Limekiln (F2; diam. 4–5 m, depth 2.5 m; Fig. 1). The kiln was round and its bottom part was hewn in the bedrock and lined with wadi cobbles (0.20–0.30 m). All that remained of the upper part, which survived to a height of 1.0–1.5 m, was the base of its dome that was built of different size fieldstones (0.10–1.00 m). The opening of the kiln faced west (width 1.50 m). The upper part of the installation was cleared and its western half, which was excavated by a backhoe, contained white ash and different size stones of limestone, some of which were burnt. A layer of black ash was discerned at the bottom of the kiln.
Water cistern (F11; diam. 0.4 m, depth 2 m; Fig. 2). The cistern was bell-shaped and rock-hewn; a round opening (diam. 0.9 m) was located in the middle of its ceiling. The southeastern side of the cistern’s ceiling had collapsed.
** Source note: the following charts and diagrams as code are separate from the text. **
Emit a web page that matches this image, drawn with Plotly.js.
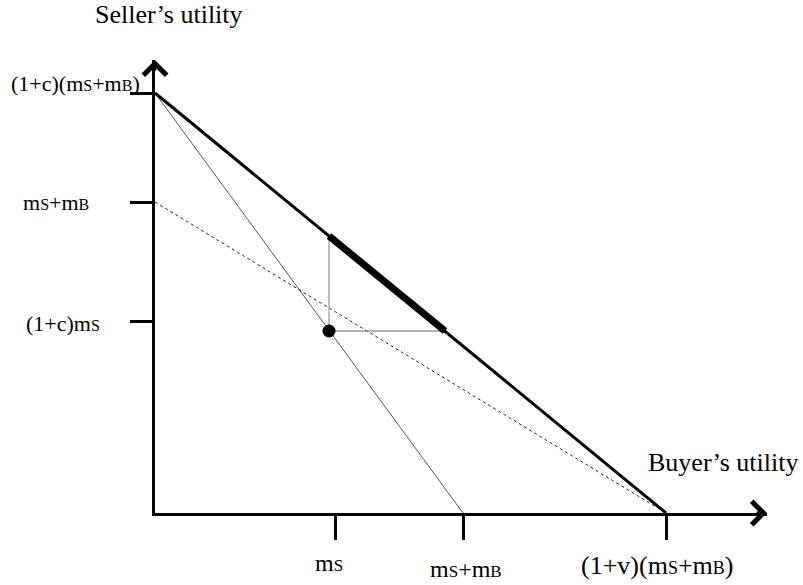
<!DOCTYPE html>
<html>
<head>
<meta charset="utf-8">
<script src="https://cdn.plot.ly/plotly-3.0.1.min.js"></script>
<style>html,body{margin:0;padding:0;background:#fff;}#chart{width:803px;height:585px;}</style>
</head>
<body>
<div id="chart"></div>
<script>
// Values in drawing units (origin at the axes' corner)
const sub = (t, s) => '<span style="font-size:' + s + 'px">' + t + '</span>';
const xTickVals = [180, 308, 511];
const yTickVals = [420, 311, 192];
const xTickText = ['m' + sub('S', 17), 'm' + sub('S', 17) + '+m' + sub('B', 17), '(1+v)(m' + sub('S', 18) + '+m' + sub('B', 18) + ')'];
const yTickText = ['(1+c)(m' + sub('S', 16) + '+m' + sub('B', 16) + ')', 'm' + sub('S', 16) + '+m' + sub('B', 16), '(1+c)m' + sub('S', 16)];

const frontierX = [0, 511];
const frontierY = [420, 0];
const thinX = [0, 308];
const thinY = [420, 0];
const dottedX = [0, 511];
const dottedY = [311, 0];
const pointX = [174];
const pointY = [182];
const vertX = [174, 174];
const vertY = [182, 277];
const horizX = [174, 290];
const horizY = [182, 182];
const thickX = [174, 290];
const thickY = [277, 182];

const xMax = 612, yMax = 453;
const FONT = 'Liberation Serif, Times New Roman, serif';

const traces = [
  {x: thinX, y: thinY, mode: 'lines', line: {color: '#555', width: 1}, cliponaxis: false},
  {x: dottedX, y: dottedY, mode: 'lines', line: {color: '#222', width: 1, dash: 'dot'}, cliponaxis: false},
  {x: vertX, y: vertY, mode: 'lines', line: {color: '#aaa', width: 1.5}, cliponaxis: false},
  {x: horizX, y: horizY, mode: 'lines', line: {color: '#666', width: 1}, cliponaxis: false},
  {x: frontierX, y: frontierY, mode: 'lines', line: {color: '#000', width: 3}, cliponaxis: false},
  {x: thickX, y: thickY, mode: 'lines', line: {color: '#000', width: 7}, cliponaxis: false},
  {x: pointX, y: pointY, mode: 'markers', marker: {color: '#000', size: 13}, cliponaxis: false}
];

// label positions given in the same drawing units, converted to paper fractions
const lbl = (x, y, text, size) => ({xref: 'paper', yref: 'paper', x: x / xMax, y: y / yMax, text: text,
  font: {size: size}, showarrow: false, xanchor: 'center', yanchor: 'middle'});

const annotations = [
  lbl(14, 498, 'Seller’s utility', 26),
  lbl(568, 51, 'Buyer’s utility', 26),
  lbl(-79, 430, yTickText[0], 22),
  lbl(-99, 311, yTickText[1], 22),
  lbl(-92, 190, yTickText[2], 22),
  lbl(174, -50, xTickText[0], 24),
  lbl(311, -56, xTickText[1], 24),
  lbl(502, -52, xTickText[2], 26)
];

annotations.push(
  {xref: 'x', yref: 'y', x: xMax, y: 0, ax: -12, ay: 0, text: '', showarrow: true,
   arrowhead: 4, arrowsize: 1.5, arrowwidth: 3, arrowcolor: '#000', standoff: 0},
  {xref: 'x', yref: 'y', x: 0, y: yMax, ax: 0, ay: 12, text: '', showarrow: true,
   arrowhead: 4, arrowsize: 1.5, arrowwidth: 3, arrowcolor: '#000', standoff: 0}
);

const axisCommon = {
  showgrid: false, zeroline: false, showline: true, linecolor: '#000', linewidth: 3,
  ticks: 'outside', tickwidth: 3, tickcolor: '#000', showticklabels: false, fixedrange: true
};

const layout = {
  width: 803, height: 585,
  margin: {l: 155, r: 36, t: 60, b: 72, pad: 0},
  paper_bgcolor: '#fff', plot_bgcolor: '#fff',
  showlegend: false,
  font: {family: FONT, color: '#000'},
  xaxis: Object.assign({}, axisCommon, {range: [0, xMax], tickmode: 'array', tickvals: xTickVals, ticklen: 24}),
  yaxis: Object.assign({}, axisCommon, {range: [0, yMax], tickmode: 'array', tickvals: yTickVals, ticklen: 22}),
  annotations: annotations
};

Plotly.newPlot('chart', traces, layout, {displayModeBar: false, staticPlot: true});
</script>
</body>
</html>
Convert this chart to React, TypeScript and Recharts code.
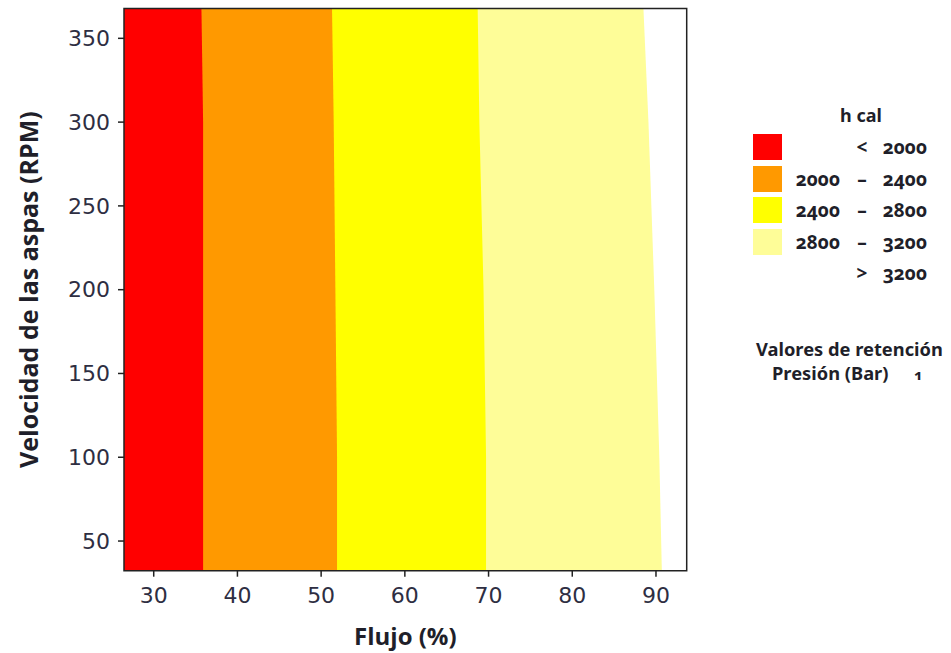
import { ComposedChart, Area, XAxis, YAxis, ReferenceArea } from 'recharts';

// Velocidad de las aspas (RPM), rows from top to bottom of the plot
const rpm = [367.8, 300, 200, 100, 32.3];
// Flujo (%) where each contour band ends, read per row
const limRed = [35.7, 35.9, 35.9, 35.9, 35.9];
const limOrange = [51.3, 51.5, 51.7, 51.9, 51.9];
const limYellow = [68.7, 68.9, 69.4, 69.7, 69.7];
const limPale = [88.5, 89.1, 89.8, 90.4, 90.7];

const xTicks = [30, 40, 50, 60, 70, 80, 90];
const yTicks = [50, 100, 150, 200, 250, 300, 350];

const legendTitle = 'h cal';
const legendRows = [
  { color: '#ff0000', lo: '', sep: '<', hi: '2000' },
  { color: '#ff9900', lo: '2000', sep: '–', hi: '2400' },
  { color: '#ffff00', lo: '2400', sep: '–', hi: '2800' },
  { color: '#fefd98', lo: '2800', sep: '–', hi: '3200' },
  { color: '', lo: '', sep: '>', hi: '3200' },
];

const data = rpm.map((r, i) => ({
  rpm: r,
  red: limRed[i],
  orange: limOrange[i],
  yellow: limYellow[i],
  pale: limPale[i],
}));

const X_DOMAIN: [number, number] = [26.45, 93.67];
const Y_DOMAIN: [number, number] = [32.3, 367.8];

const tickStyle = { fontSize: 22, fill: '#2e2e42', fontFamily: 'DejaVu Sans' };
const titleFont = "'Open Sans', 'Noto Sans', sans-serif";

const YTitle = ({ viewBox }: any) => {
  const cy = viewBox.y + viewBox.height / 2;
  return (
    <text
      x={28}
      y={cy}
      transform={`rotate(-90, 28, ${cy})`}
      textAnchor="middle"
      dominantBaseline="central"
      fontSize={25}
      fontWeight={700}
      fontFamily={titleFont}
      fill="#1f1f2a"
    >
      Velocidad de las aspas (RPM)
    </text>
  );
};

const XTitle = ({ viewBox }: any) => (
  <text
    x={viewBox.x + viewBox.width / 2}
    y={635}
    textAnchor="middle"
    dominantBaseline="central"
    fontSize={24}
    fontWeight={700}
    fontFamily={titleFont}
    fill="#1f1f2a"
  >
    Flujo (%)
  </text>
);

const legendText = {
  position: 'absolute' as const,
  fontFamily: "'Noto Sans', sans-serif",
  fontWeight: 700,
  fontSize: 19,
  color: '#1f1f2a',
  fontVariantNumeric: 'oldstyle-nums' as const,
  lineHeight: '22px',
  whiteSpace: 'nowrap' as const,
};

export default function App() {
  return (
    <div style={{ position: 'absolute', left: 0, top: 0, width: 951, height: 653, background: '#fff' }}>
      <ComposedChart
        width={951}
        height={653}
        data={data}
        layout="vertical"
        margin={{ top: 8.5, right: 264.3, bottom: 0, left: 0 }}
      >
        <XAxis
          type="number"
          dataKey="x"
          domain={X_DOMAIN}
          allowDataOverflow
          ticks={xTicks}
          height={82.3}
          axisLine={false}
          tickSize={6}
          tickMargin={11}
          tickLine={{ stroke: '#222', strokeWidth: 1.5 }}
          tick={tickStyle}
          label={<XTitle />}
        />
        <YAxis
          type="number"
          dataKey="rpm"
          domain={Y_DOMAIN}
          allowDataOverflow
          reversed
          ticks={yTicks}
          width={124}
          axisLine={false}
          tickSize={6}
          tickMargin={8}
          tickLine={{ stroke: '#222', strokeWidth: 1.5 }}
          tick={tickStyle}
          label={<YTitle />}
        />
        <Area dataKey="pale" type="linear" fill="#fefd98" fillOpacity={1} stroke="none" isAnimationActive={false} />
        <Area dataKey="yellow" type="linear" fill="#ffff00" fillOpacity={1} stroke="none" isAnimationActive={false} />
        <Area dataKey="orange" type="linear" fill="#ff9900" fillOpacity={1} stroke="none" isAnimationActive={false} />
        <Area dataKey="red" type="linear" fill="#ff0000" fillOpacity={1} stroke="none" isAnimationActive={false} />
        <ReferenceArea
          x1={X_DOMAIN[0]}
          x2={X_DOMAIN[1]}
          y1={Y_DOMAIN[0]}
          y2={Y_DOMAIN[1]}
          fill="none"
          fillOpacity={0}
          stroke="#222"
          strokeWidth={1.5}
          ifOverflow="visible"
        />
      </ComposedChart>

      <div style={{ ...legendText, fontSize: 18, left: 840, top: 104 }}>{legendTitle}</div>
      {legendRows.map((row, i) => {
        const cy = 147 + i * 31.5;
        return (
          <div key={i}>
            {row.color && (
              <div
                style={{
                  position: 'absolute',
                  left: 753,
                  top: cy - 13,
                  width: 29,
                  height: 26,
                  background: row.color,
                }}
              />
            )}
            {row.lo && (
              <div style={{ ...legendText, right: 951 - 840, top: cy - 11 }}>{row.lo}</div>
            )}
            <div style={{ ...legendText, left: 855, width: 14, textAlign: 'center', top: cy - 11 }}>{row.sep}</div>
            <div style={{ ...legendText, right: 951 - 927, top: cy - 11 }}>{row.hi}</div>
          </div>
        );
      })}
      <div style={{ ...legendText, fontSize: 18.3, left: 756, top: 338 }}>Valores de retención</div>
      <div style={{ ...legendText, fontSize: 18.3, left: 772, top: 362 }}>Presión (Bar)</div>
      <div style={{ ...legendText, fontSize: 15, left: 914, top: 363 }}>1</div>
    </div>
  );
}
At first its remains were excavated manually; later the fill was cleared by means of a backhoe down to the level of bedrock. Elliptical horizontal notches (0.1–0.2 m, depth 6 cm) that were probably used to secure some sort of water raising device were hewn below the tops of the northwestern and southeastern edges of the opening (0.3 m). The opening was found blocked by large stones; a seventeenth century Ottoman coin (IAA No. 107074) minted in Egypt that probably dates to the reign of Sultan Ahmed I (1603–1617 CE) was recovered from between these stones.
Rock-hewn Shafts. Four rock-hewn shafts were excavated but not indicated on the plan: (F4: an elliptical cavity diam. 0.75 m, depth 1.50 m; F5: an irregularly-shaped cavity, diam. 0.9 m, depth 1.20 m; F6: a round cavity, diam. 0.3 m, depth 0.51 m; F7: an elliptical cavity, diam. 0.9 m, depth 2.08 m). Two steps were located in the entrance to Shaft F4. The shafts, which were excavated in their entirety, were devoid of any finds and did not lead to other subterranean cavities. The possibility that they were abandoned before they were completed cannot be ruled out.
Scattered Rock-cuttings. Six isolated rock-cutting clusters, not indicated on the plan, were cleaned; four were shallow (F8: 1.0–1.5 m, depth 0.23–0.43 m; F10: 1.0–2.3 m, depth 0.05–0.25 m; F16: 0.7–0.8 m, depth 0.09–0.29 m; F21: 2.9–3.0 m, depth 0.25 m) and two were deep (F15: 0.6–1.5 m, depth 0.5–0.7 m; F18: 0.6–1.5 m, depth 0.55–0.75 m). Detachment channels 8–10 cm wide were found in F8 and F10. The sides of the channels and those above the front of Cave F9 (see below) were broken as a result of collapse. Detachment grooves indicating that at least six stone blocks of different sizes were removed were noted in the floor of F21. The bottom of the northeastern side of F15 was curved. A step (width 0.4 m, thickness 0.2–0.4 m) was left in place on the northwestern side of F18, c. 0.3 m below the surface. These two rectangular rock-cuttings were 7 m apart and had identical dimensions. Soil fill was found between their hewn walls and the bottom layer of bedrock which was not hewn. These cuttings were probably intended for use as tombs although no evidence of this was found.
Natural Caves. A natural hollow that was surrounded by rocks was excavated (F1; 2.5–2.9 m, depth 1.14 m). A bedrock projection on its southeastern side protruded inward, into the hollow. In the soil fill that was excavated to the level of bedrock a few non-diagnostic potsherds were found that had been swept there together with the alluvium or by some other activity that occurred there. It seems that this is a rock shelter or a natural cave whose ceiling had collapsed.
The entrance to a natural cave, which was blocked with soil, and half of an irregularly-shaped hollow in its façade (F9) were also excavated. The bedrock above the cave opening (height 1 m) was partly straightened and it was flanked on either side by triangular rock cuttings. No finds were discovered in the excavation in the opening of the cave. Soil collapse mixed with stones, some of which were roughly hewn, was excavated in the hollow above the opening (4.0–4.5 m). The collapse also contained a handmade ceramic bowl (Fig. 3) that is slipped and red burnished. It has a high loop handle that protrudes above the rim and an omphalos base, and dates to the end of Early Bronze IA. The hollow was apparently formed by the collapse of part of the cave’s ceiling that resulted from an attempt at quarrying, the remains of which were visible along the cave’s façade. Six natural cavities and recesses in the limestone bedrock outcrop (F3, F12, F13, F14, F17, F19) that were devoid of any finds were also excavated.